News coverage of the quake, more than any other recent event we can recall, put the practical utility of new telecommunications tools on display for of people across the country and around the world.
First, just as the Persian Gulf war did for CNN, the quake focused world attention on interactive on-line services such as Prodigy, CompuServe and America Online. The words "computer bulletin board" became a prominent part of quake coverage.
Within hours after the quake hit, nimble managers at the on-line services created special earthquake bulletin boards for subscribers. They quickly became impromptu communications lifelines. Prodigy alone recorded 23,000 messages on its special earthquake bulletin board in just a few days.
For millions of people who followed the story, the message was clear: "Talking" by computer is as useful a communications service as the telephone and not just a plaything for computer wonks.
Second, the quake provided a stage for demonstrating the benefits of "telecommuting," as employees-stranded at home by damaged freeways-used home computers and home faxes to link up electronically with their offices and others so that businesses could function.
Marketers of interactive services are not going to let the lessons of the quake recede.
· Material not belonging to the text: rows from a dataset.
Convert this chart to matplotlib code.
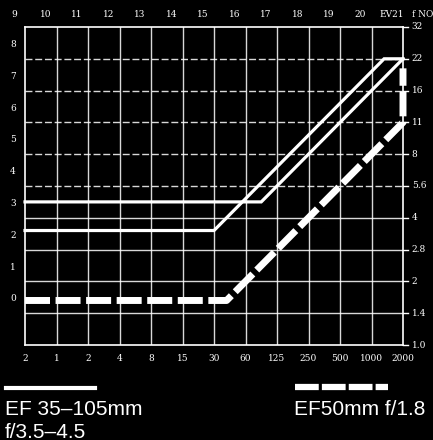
import matplotlib
matplotlib.use("Agg")
import matplotlib.pyplot as plt
from matplotlib.lines import Line2D

# scales
shutter_labels = ['2', '1', '2', '4', '8', '15', '30', '60', '125', '250', '500', '1000', '2000']
ev_labels = ['9', '10', '11', '12', '13', '14', '15', '16', '17', '18', '19', '20', 'EV21']
fno_labels = ['1.0', '1.4', '2', '2.8', '4', '5.6', '8', '11', '16', '22', '32']
left_labels = ['0', '1', '2', '3', '4', '5', '6', '7', '8']

# program lines (x = shutter step, y = aperture step)
ef35_tele_x = [0, 7.5, 12.0]
ef35_tele_y = [4.5, 4.5, 9.0]
ef35_wide_x = [0, 6.0, 11.4, 12.0]
ef35_wide_y = [3.6, 3.6, 9.0, 9.0]
ef50_x = [0, 6.4, 12.0, 12.0]
ef50_y = [1.4, 1.4, 7.0, 8.7]

W, H = 433, 440
fig = plt.figure(figsize=(W / 100, H / 100), dpi=100, facecolor='black')
ax = fig.add_axes([25 / W, (H - 345) / H, 378 / W, 318 / H])
ax.set_facecolor('black')
ax.set_xlim(0, 12)
ax.set_ylim(0, 10)
for s in ax.spines.values():
    s.set_color('white')
    s.set_linewidth(1.2)
ax.set_xticks([])
ax.set_yticks([])

# grid
for i in range(1, 12):
    ax.axvline(i, color='white', lw=1.0, alpha=0.85)
for j in range(1, 10):
    ls = '-' if j <= 4 else (0, (5, 2))
    ax.axhline(j, color='white', lw=1.0, ls=ls, alpha=0.85)

# curves
ax.plot(ef35_tele_x, ef35_tele_y, color='white', lw=2.3, solid_joinstyle='miter', clip_on=False)
ax.plot(ef35_wide_x, ef35_wide_y, color='white', lw=2.3, solid_joinstyle='miter', clip_on=False)
ax.plot(ef50_x, ef50_y, color='white', lw=5, ls=(0, (3.6, 0.8)), clip_on=False)

tfont = dict(color='white', fontsize=6.5, family='DejaVu Serif', clip_on=False)
for i, lab in enumerate(ev_labels):
    ax.text(i - 0.35, 10.38, lab, ha='center', va='center', **tfont)
for i, lab in enumerate(shutter_labels):
    ax.text(i, -0.42, lab, ha='center', va='center', **tfont)
for j, lab in enumerate(fno_labels):
    ax.text(12.28, j, lab, ha='left', va='center', **tfont)
    ax.plot([12.0, 12.15], [j, j], color='white', lw=1.0, clip_on=False)
ax.text(12.28, 10.38, 'f NO', ha='left', va='center', **tfont)
for k, lab in enumerate(left_labels):
    ax.text(-0.38, k + 1.45, lab, ha='center', va='center', **tfont)

# legend
fig.add_artist(Line2D([6 / W, 95 / W], [(H - 388) / H] * 2, color='white', lw=3))
fig.add_artist(Line2D([295 / W, 388 / W], [(H - 387) / H] * 2, color='white', lw=4.5,
                      ls=(0, (3.8, 0.5))))
lfont = dict(color='white', fontsize=15, family='Liberation Sans')
fig.text(5 / W, (H - 409) / H, 'EF 35\u2013105mm', ha='left', va='center', **lfont)
fig.text(5 / W, (H - 432) / H, 'f/3.5\u20134.5', ha='left', va='center', **lfont)
fig.text(294 / W, (H - 409) / H, 'EF50mm f/1.8', ha='left', va='center', **lfont)

fig.savefig('out.png', dpi=100, facecolor='black')
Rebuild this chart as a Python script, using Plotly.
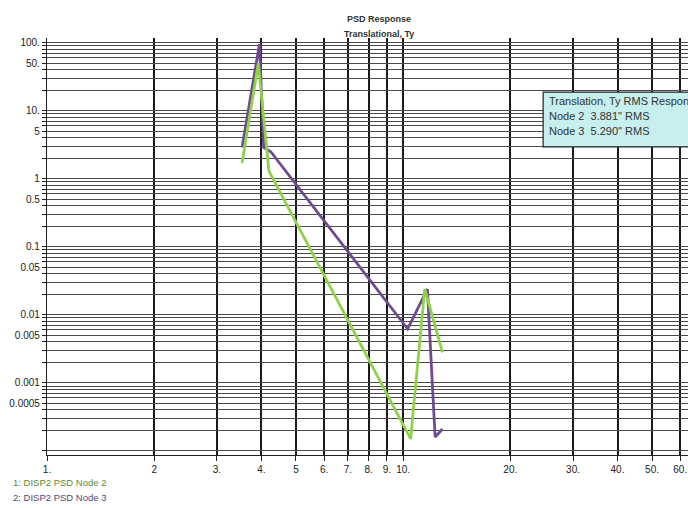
import plotly.graph_objects as go

# ---- data ----
node2_freq = [3.53, 3.92, 4.20, 10.5, 11.5, 12.9]
node2_psd = [1.7, 50, 1.3, 0.00015, 0.024, 0.0028]

node3_freq = [3.53, 3.95, 4.06, 4.25, 10.3, 11.7, 12.3, 12.9]
node3_psd = [2.9, 95, 2.9, 2.5, 0.0062, 0.024, 0.00016, 0.00021]

x_tickvals = [1, 2, 3, 4, 5, 6, 7, 8, 9, 10, 20, 30, 40, 50, 60, 70, 80, 90]
x_ticktext = ["1.", "2", "3.", "4.", "5", "6.", "7.", "8.", "9.", "10.",
              "20.", "30.", "40.", "50.", "60.", "", "", ""]

y_labels = {100: "100.", 50: "50.", 10: "10.", 5: "5", 1: "1", 0.5: "0.5",
            0.1: "0.1", 0.05: "0.05", 0.01: "0.01", 0.005: "0.005",
            0.001: "0.001", 0.0005: "0.0005"}
y_tickvals = []
y_ticktext = []
for dec in [0.0001, 0.001, 0.01, 0.1, 1, 10]:
    for m in range(1, 10):
        v = round(dec * m, 6)
        y_tickvals.append(v)
        y_ticktext.append(y_labels.get(v, ""))
y_tickvals.append(100)
y_ticktext.append("100.")

legend_lines = ["1: DISP2 PSD Node 2", "2: DISP2 PSD Node 3"]
rms_lines = ["Translation, Ty RMS Response", "Node 2  3.881\" RMS", "Node 3  5.290\" RMS"]
title_lines = ["PSD Response", "Translational, Ty"]

FONT = "Liberation Sans Narrow, Arial Narrow, Liberation Sans, Arial, sans-serif"

fig = go.Figure()
fig.add_trace(go.Scatter(x=node3_freq, y=node3_psd, mode="lines",
                         line=dict(color="#6f4a8e", width=2.8), name=legend_lines[1]))
fig.add_trace(go.Scatter(x=node2_freq, y=node2_psd, mode="lines",
                         line=dict(color="#8fd24a", width=2.8), name=legend_lines[0]))

fig.update_layout(
    width=688, height=508,
    margin=dict(l=47, r=0, t=38, b=53, autoexpand=False),
    paper_bgcolor="white", plot_bgcolor="white",
    showlegend=False,
    font=dict(family=FONT, size=9, color="#222"),
)
fig.update_xaxes(
    type="log", range=[0, 1.80], automargin=False,
    tickvals=x_tickvals, ticktext=x_ticktext,
    showgrid=True, gridcolor="#1a1a1a", gridwidth=1.8,
    showline=True, linecolor="#222", linewidth=1.2,
    ticks="outside", ticklen=5, tickcolor="#222",
    tickfont=dict(family=FONT, size=10, color="#222"),
    zeroline=False,
)
fig.update_yaxes(
    type="log", range=[-4.06, 2.07], automargin=False,
    tickvals=y_tickvals, ticktext=y_ticktext,
    showgrid=True, gridcolor="#4a4a4a", gridwidth=1.4,
    showline=True, linecolor="#222", linewidth=1.2,
    ticks="outside", ticklen=4, tickcolor="#222",
    tickfont=dict(family=FONT, size=10, color="#222"),
    zeroline=False,
)

# title
fig.add_annotation(text="<b>" + title_lines[0] + "</b>", xref="paper", yref="paper",
                   x=0.518, y=1.062, showarrow=False, font=dict(size=9, color="#333", family=FONT))
fig.add_annotation(text="<b>" + title_lines[1] + "</b>", xref="paper", yref="paper",
                   x=0.518, y=1.026, showarrow=False, font=dict(size=9, color="#333", family=FONT))

# RMS info box
fig.add_shape(type="rect", xref="paper", yref="paper", x0=0.774, x1=1.2, y0=0.739, y1=0.870,
              fillcolor="#c6efee", line=dict(color="#222", width=1.2), layer="above")
for i, t in enumerate(rms_lines):
    fig.add_annotation(text=t, xref="paper", yref="paper", x=0.780, y=0.849 - i * 0.036,
                       xanchor="left", yanchor="middle", showarrow=False,
                       font=dict(size=11, color="#333", family=FONT))

# bottom legend text
leg_colors = ["#5e8a36", "#5a4470"]
for i, t in enumerate(legend_lines):
    fig.add_annotation(text=t, xref="paper", yref="paper", x=-0.056, y=-0.066 - i * 0.036,
                       xanchor="left", yanchor="middle", showarrow=False,
                       font=dict(size=9.5, color=leg_colors[i], family=FONT))

fig.write_html("out.html", config={"displayModeBar": False},
               post_script="document.body.style.margin='0';document.body.style.overflow='hidden';")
Prodigy is extending the series of live commercials touting its service; Pacific Bell is planning a campaign to encourage telecommuting. Even now, marketers surely are looking for testimonials on how their services helped people get through the quake's chaotic aftermath.
It isn't easy to convince people these present and future interactive services are more than technological toys, and to establish them as office and household necessities. The costly "Great Quake of '94" may prove to be the jolt that makes this a mass market years ahead of earlier forecasts.